Marcelo killed the engine next to a deep pool, and I began casting out a fly that looked like a wet hamster. On about my tenth cast, I felt a powerful jolt. A dorado kicked up a large swirl of water, then launched its torpedo-shaped body completely out of the water in a blur of gold, red, and black. It shook its head about six times and landed backside-down. To make sure its teeth didn't ribbon my fingers, Marcelo popped it free with needle-nosed pliers when I got it to the boat. (Dorado are catch-and-release in the Iberá wetlands.) The fish weighed about eight pounds, but its compatriots in these parts can hit up to 22 pounds. After I caught four more, my forearm was played out.

"Now," Marcelo said, "other fish." We quickly caught a few tarihira, which look and fight like souped-up walleyes. We also caught some boga, a shadlike fish that Marcelo tossed into the cooler for dinner. He seemed to have forgotten about piranha, so I started whining again. "If I don't get a piranha now," I explained, "it will never happen." Jay and I would share a boat the next day, and I figured he would have his own ideas about what we should do. (Actually, day two would involve dorado, piranha, biting ants, a sunburn, vanishing frogs, and a delicious piranha dinner, but how could I know?)

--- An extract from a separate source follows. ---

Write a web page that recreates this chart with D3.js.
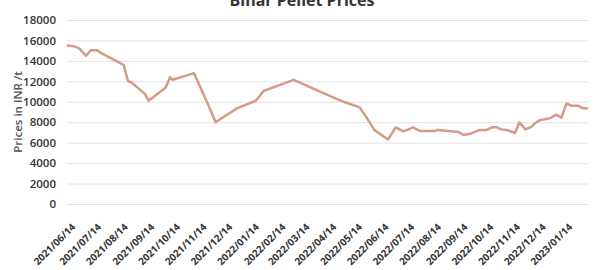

Marcelo motored upstream and then stopped near an ankle-deep marsh. Hundreds of sabalo, which look like carp, were cruising for food in the shallow water, their dorsal and tail fins sticking out above the surface. A flock of herons came flying over, so low their long white wings rippled the water. The sabalo herded ahead of the birds in a great arc, like crumbs being blown off a table. As the fish poured back into the river, something attacked them from beneath in an eruption of splashing water. Wakes sped away, and bits of weeds floated up to the surface amid swirls of muck. I pasted out a cast.

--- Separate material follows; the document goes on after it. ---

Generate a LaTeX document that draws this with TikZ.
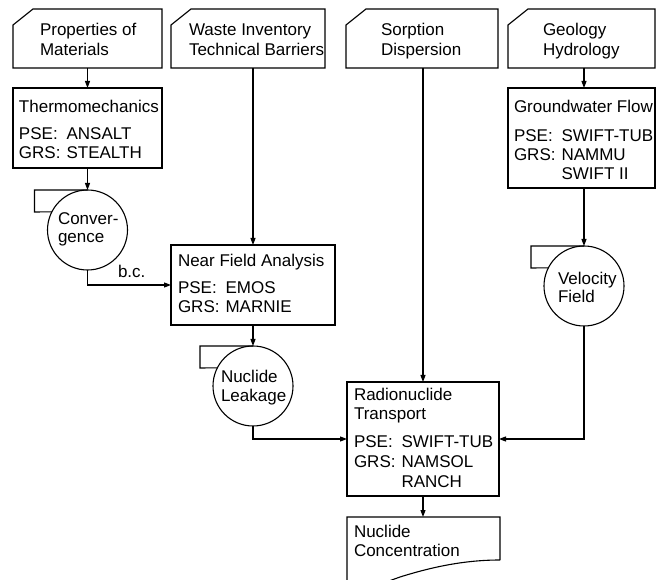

Things then happened in a confused way. I was hooked onto something like an electric paint mixer, which turned out to be a two-pound piranha. The fish was having trouble on both ends: I was reeling it in, and a gang of other piranhas was attacking it from behind. I yanked it into the boat and then noticed blood on my foot. I wiped the top of my foot clean but couldn't find the cut. I checked the bottom. Nothing. Then I looked at the piranha and realized where all the blood was coming from: Its rear half had been eaten off. Marcelo gave me a look that said, Well, there you have it. Then he cranked the boat back to life and began puttering down the winding river path that would lead us home.